The marathon I’ve blogged incessantly about for months is finally
this weekend. Instead of feeling
exciting, I find that I’m a strange combination of apprehensive and melancholy.
The apprehension I understand since nerves are normal before
a race. The melancholy is what is more surprising. It’s not as if I relished the training. I know I won’t miss running so much once the
race is over. Indeed, I’ve been saying for
weeks how much I look forward to just being done.
I suspect my melancholy is born from the fact that I’m pretty
convinced I will not make my goal. I’m
trying to justify the experience faced with anticipated disappointment. I fear a mountain of regret, second guessing
how I trained, lamenting my lack of mental fortitude.
I’ve spent the last few weeks trying to manage my
expectations. A few people have told me
just to “have fun with it”, which is easy to say since most of them are much
more accomplished runners than me. Perhaps
that is because they were able to follow their own advice.
I am trying to keep this whole thing in perspective. Not accomplishing what I set out to do in this
marathon is not a tragedy. It will not
portend failure for any future goals I have in life. It does not impugn me as a person, no matter
how much it feels like it would. Life
goes on. It’s not as if world peace
depends on me crossing the finish line at a certain time, which is a good thing
since I could not fathom such pressure.
I reflect on the past four months and all the things that
happened while we were training for this race.

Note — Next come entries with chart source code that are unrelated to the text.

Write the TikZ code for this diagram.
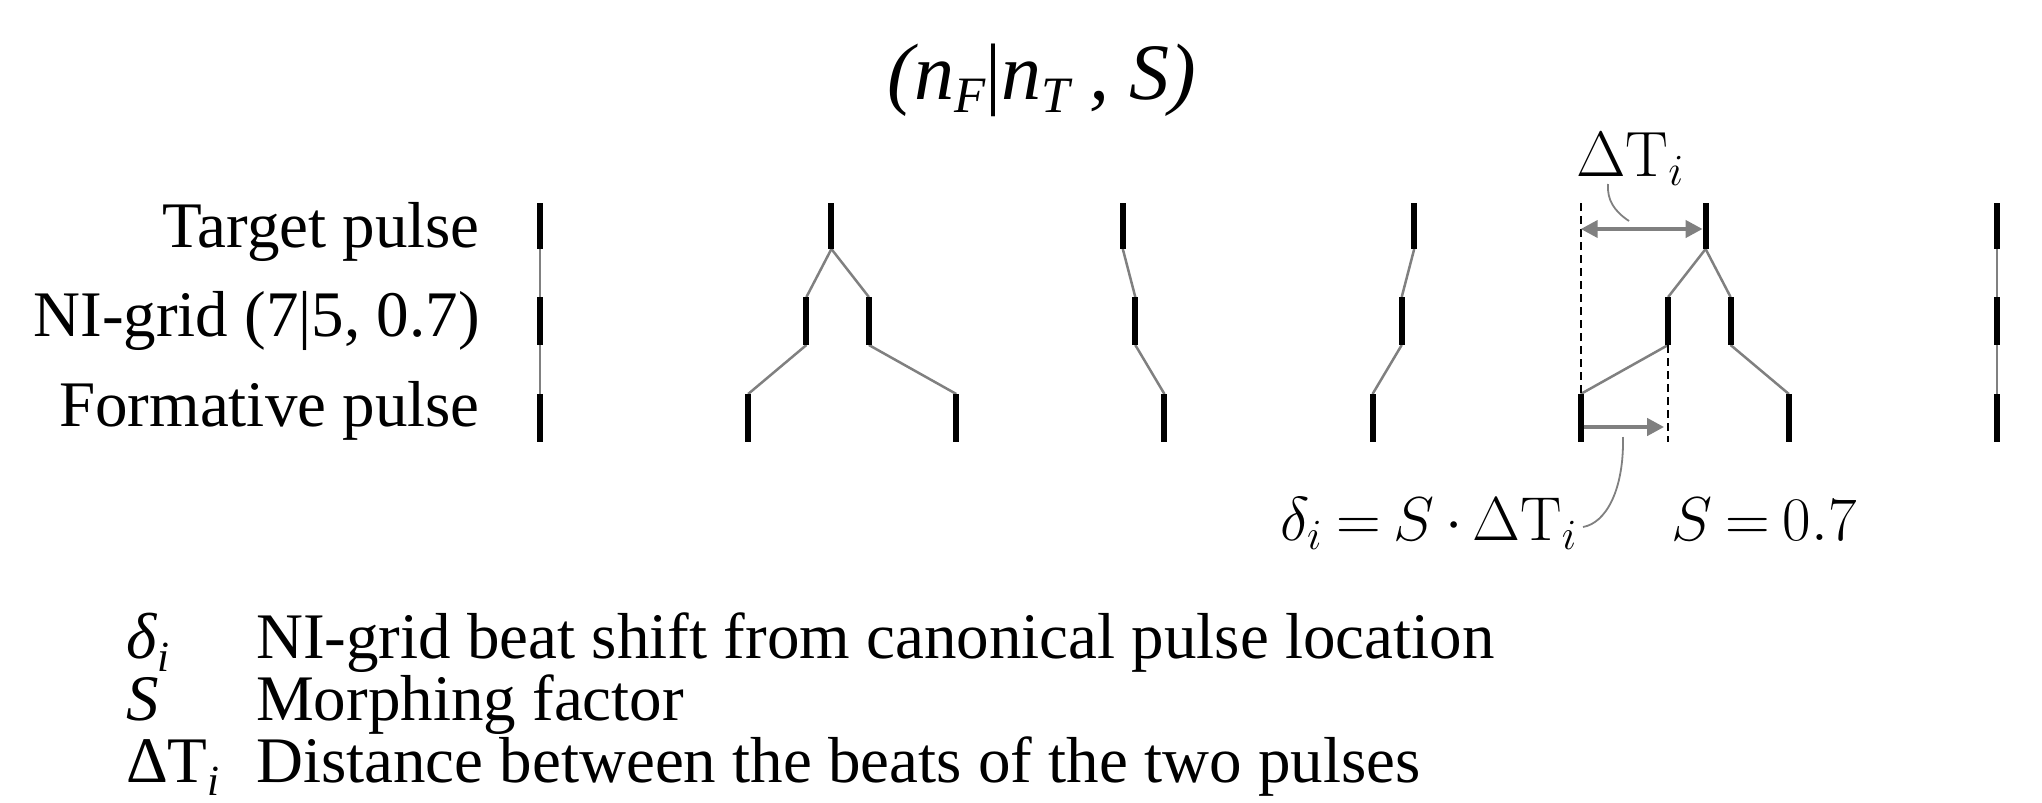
\documentclass[tikz,border=0pt]{standalone}
\usepackage[no-math]{fontspec}
\setmainfont{Liberation Serif}
\usetikzlibrary{arrows.meta,calc}
\newcommand{\lsub}[1]{\raisebox{-0.2em}{\fontsize{43bp}{43bp}\selectfont\textit{#1}}}
\newcommand{\tsub}[1]{\raisebox{-0.16em}{\fontsize{51bp}{51bp}\selectfont\textit{#1}}}
\newcommand{\bigmath}[2]{\scalebox{#1}{\fontsize{20bp}{24bp}\selectfont\thickmuskip=3.8mu\medmuskip=3mu$#2$}}
\tikzset{
  bar/.style={line width=6bp, black},
  link/.style={line width=2.5bp, gray},
  guide/.style={line width=2.2bp, black, dash pattern=on 8bp off 5bp},
  dim/.style={line width=4bp, gray, arrows={-Triangle[length=17bp,width=17bp]}},
  callout/.style={line width=1.8bp, gray},
  lab/.style={font=\fontsize{65bp}{72bp}\selectfont, inner sep=0pt},
  mlab/.style={inner sep=0pt},
  ttl/.style={font=\fontsize{80bp}{90bp}\selectfont, inner sep=0pt}
}
\begin{document}
\begin{tikzpicture}[x=1bp,y=-1bp]
\useasboundingbox (0,0) rectangle (2042,803);
\def\xa{540}\def\L{1457}
% coordinates of bar ends
\foreach \i in {0,...,5} {
  \coordinate (Tt\i) at ({\xa+\i*\L/5},203);
  \coordinate (Tb\i) at ({\xa+\i*\L/5},249);
}
\foreach \i in {0,...,7} {
  \coordinate (Ft\i) at ({\xa+\i*\L/7},394);
  \coordinate (Fb\i) at ({\xa+\i*\L/7},442);
}
\foreach \i/\f in {0/0, 1/0.182857, 2/0.225714, 3/0.408571, 4/0.591429, 5/0.774286, 6/0.817143, 7/1} {
  \coordinate (Nt\i) at ({\xa+\f*\L},297);
  \coordinate (Nb\i) at ({\xa+\f*\L},345);
}
% links
\foreach \f/\t in {0/0,1/1,2/1,3/2,4/3,5/4,6/4,7/5} {
  \draw[link] (Tb\t) -- (Nt\f);
  \draw[link] (Nb\f) -- (Ft\f);
}
% bars
\foreach \i in {0,...,5} { \draw[bar] (Tt\i) -- (Tb\i); }
\foreach \i in {0,...,7} { \draw[bar] (Ft\i) -- (Fb\i); \draw[bar] (Nt\i) -- (Nb\i); }
% dashed guides
\draw[guide] (Ft5 |- Tt0) -- (Ft5);
\draw[guide] (Nb5) -- (Nb5 |- Fb0);
% dimension arrows
\coordinate (dTa) at ($(Ft5 |- Tt0)+(0,26)$);
\coordinate (dTb) at ($(Tt4)+(0,26)$);
\draw[dim, arrows={Triangle[length=17bp,width=17bp]-Triangle[length=17bp,width=17bp]}, shorten >=3bp] (dTa) -- (dTb);
\coordinate (dla) at ($(Ft5)+(3,33)$);
\coordinate (dlb) at ($(Nb5)+(-4,82)$);
\draw[dim] (dla) -- (dlb);
% labels
\node[ttl, anchor=base] (title) at (1042,100) {\textit{(n\tsub{F}}\textup{|}\textit{n\tsub{T} , S)}};
\node[lab, anchor=base east] (lt) at (480,247) {Target pulse};
\node[lab, anchor=base east] (ln) at (480,336) {NI-grid (7|5, 0.7)};
\node[lab, anchor=base east] (lf) at (480,426) {Formative pulse};
\node[mlab, anchor=base west] (dTlab) at (1576,176) {\bigmath{3.1}{\Delta\mathrm{T}_i}};
\node[mlab, anchor=base west] (formula) at (1280,540) {\bigmath{3.0}{\delta_i = S\cdot\Delta\mathrm{T}_i}};
\node[mlab, anchor=base west] (sval) at (1671,540) {\bigmath{3.0}{S = 0.7}};
% callouts
\coordinate (c1a) at (1608,184);
\coordinate (c1b) at (1629,221);
\draw[callout] (c1a) .. controls (1607,200) and (1614,211) .. (c1b);
\coordinate (c2a) at (1623,437);
\coordinate (c2b) at (1583,527);
\draw[callout] (c2a) .. controls (1624,490) and (1606,523) .. (c2b);
% legend
\node[lab, anchor=base west] (s1) at (126,658) {\textit{δ}\lsub{i}};
\node[lab, anchor=base west] (t1) at (256,658) {NI-grid beat shift from canonical pulse location};
\node[lab, anchor=base west] (s2) at (126,720) {\textit{S}};
\node[lab, anchor=base west] (t2) at (256,720) {Morphing factor};
\node[lab, anchor=base west] (s3) at (126,782) {ΔT\lsub{i}};
\node[lab, anchor=base west] (t3) at (256,782) {Distance between the beats of the two pulses};
\end{tikzpicture}
\end{document}
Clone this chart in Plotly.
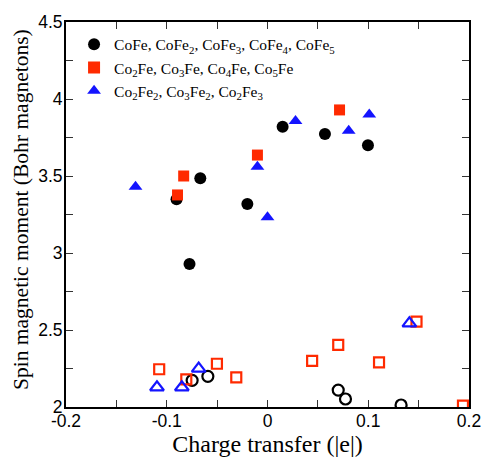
import plotly.graph_objects as go

# Filled: spin moments (upper cluster)
cofe_x = [0.015, 0.057, 0.0997, -0.0667, -0.0903, -0.020, -0.0774]
cofe_y = [3.82, 3.773, 3.70, 3.485, 3.349, 3.318, 2.929]
co_fe_x = [0.0715, -0.010, -0.0832, -0.0893]
co_fe_y = [3.929, 3.636, 3.50, 3.377]
co2_x = [0.0278, 0.101, 0.0806, -0.010, -0.131, 0.0]
co2_y = [3.857, 3.90, 3.794, 3.56, 3.43, 3.232]

# Open: lower cluster
cofe_open_x = [-0.0748, -0.0592, 0.0702, 0.0774, 0.1326]
cofe_open_y = [2.173, 2.199, 2.11, 2.052, 2.013]
co_fe_open_x = [-0.1075, -0.0806, -0.0502, -0.031, 0.0443, 0.0702, 0.1107, 0.1479, 0.194]
co_fe_open_y = [2.245, 2.18, 2.281, 2.193, 2.30, 2.403, 2.29, 2.554, 2.009]
co2_open_x = [-0.1097, -0.085, -0.0683, 0.1408]
co2_open_y = [2.128, 2.128, 2.249, 2.543]

x_ticks = [-0.2, -0.1, 0, 0.1, 0.2]
x_ticktext = ["-0.2", "-0.1", "0", "0.1", "0.2"]
y_ticks = [2, 2.5, 3, 3.5, 4, 4.5]
y_ticktext = ["2", "2.5", "3", "3.5", "4", "4.5"]

names = [
    "CoFe, CoFe<sub>2</sub>, CoFe<sub>3</sub>, CoFe<sub>4</sub>, CoFe<sub>5</sub>",
    "Co<sub>2</sub>Fe, Co<sub>3</sub>Fe, Co<sub>4</sub>Fe, Co<sub>5</sub>Fe",
    "Co<sub>2</sub>Fe<sub>2</sub>, Co<sub>3</sub>Fe<sub>2</sub>, Co<sub>2</sub>Fe<sub>3</sub>",
]

BLACK = "#000000"
RED = "#ff2a00"
BLUE = "#1414ff"

fig = go.Figure()
fig.add_trace(go.Scatter(x=cofe_x, y=cofe_y, mode="markers", name=names[0],
                         marker=dict(symbol="circle", size=12, color=BLACK)))
fig.add_trace(go.Scatter(x=co_fe_x, y=co_fe_y, mode="markers", name=names[1],
                         marker=dict(symbol="square", size=11, color=RED)))
fig.add_trace(go.Scatter(x=co2_x, y=co2_y, mode="markers", name=names[2],
                         marker=dict(symbol="triangle-up", size=12, color=BLUE)))
fig.add_trace(go.Scatter(x=cofe_open_x, y=cofe_open_y, mode="markers", showlegend=False,
                         marker=dict(symbol="circle-open", size=11, color=BLACK, line=dict(width=2.2))))
fig.add_trace(go.Scatter(x=co_fe_open_x, y=co_fe_open_y, mode="markers", showlegend=False,
                         marker=dict(symbol="square-open", size=10, color=RED, line=dict(width=2.2))))
fig.add_trace(go.Scatter(x=co2_open_x, y=co2_open_y, mode="markers", showlegend=False,
                         marker=dict(symbol="triangle-up-open", size=12, color=BLUE, line=dict(width=2.2))))

axis_common = dict(
    showgrid=False, zeroline=False, showline=True, linecolor="black", linewidth=2,
    mirror="allticks", ticks="inside", ticklen=7, tickwidth=1, tickcolor="#333",
    tickfont=dict(family="Liberation Sans, Arial", size=17.5, color="black"),
)

fig.update_xaxes(range=[-0.2, 0.2], tickvals=x_ticks, ticktext=x_ticktext,
                 minor=dict(dtick=0.05, ticks="inside", ticklen=7, tickcolor="#333"),
                 ticklabelstandoff=-3,
                 title=dict(text="Charge transfer (|e|)", standoff=2,
                            font=dict(family="Liberation Serif, Times New Roman", size=24, color="black")),
                 **axis_common)
fig.update_yaxes(range=[2, 4.5], tickvals=y_ticks, ticktext=y_ticktext,
                 minor=dict(dtick=0.25, ticks="inside", ticklen=7, tickcolor="#333"),
                 ticklabelstandoff=-2,
                 **axis_common)

fig.update_layout(
    width=493, height=462,
    margin=dict(l=66, r=13, t=22, b=55),
    paper_bgcolor="white", plot_bgcolor="white",
    showlegend=True,
    legend=dict(x=0.02, y=0.985, xanchor="left", yanchor="top",
                bgcolor="rgba(0,0,0,0)", itemsizing="constant", tracegroupgap=0,
                font=dict(family="Liberation Serif, Times New Roman", size=15.5, color="black")),
    annotations=[dict(text="Spin magnetic moment (Bohr magnetons)", textangle=-90,
                      xref="paper", yref="paper", x=-0.112, y=0.514,
                      xanchor="center", yanchor="middle", showarrow=False,
                      font=dict(family="Liberation Serif, Times New Roman", size=21.5, color="black"))],
)

fig.write_html("out.html", config={"displayModeBar": False},
               post_script="document.body.style.margin='0';")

I traveled through a super typhoon, logged countless miles on the
treadmill, embraced a bedtime that most consider geriatric, said goodbye to a
cheerleader and friend. Four months is a
long time to dedicate to anything, and now that the end is nigh, it feels like
the end will be upon me too soon. I probably
won’t feel that way around mile 10, but it’s a nice reminder that the reward is
the journey, not the destination. I hope
to carry that with me over all 26.2 miles.
If I can remember to do that, regardless of whether I make my goal or
not, I know I will be able to have fun with it.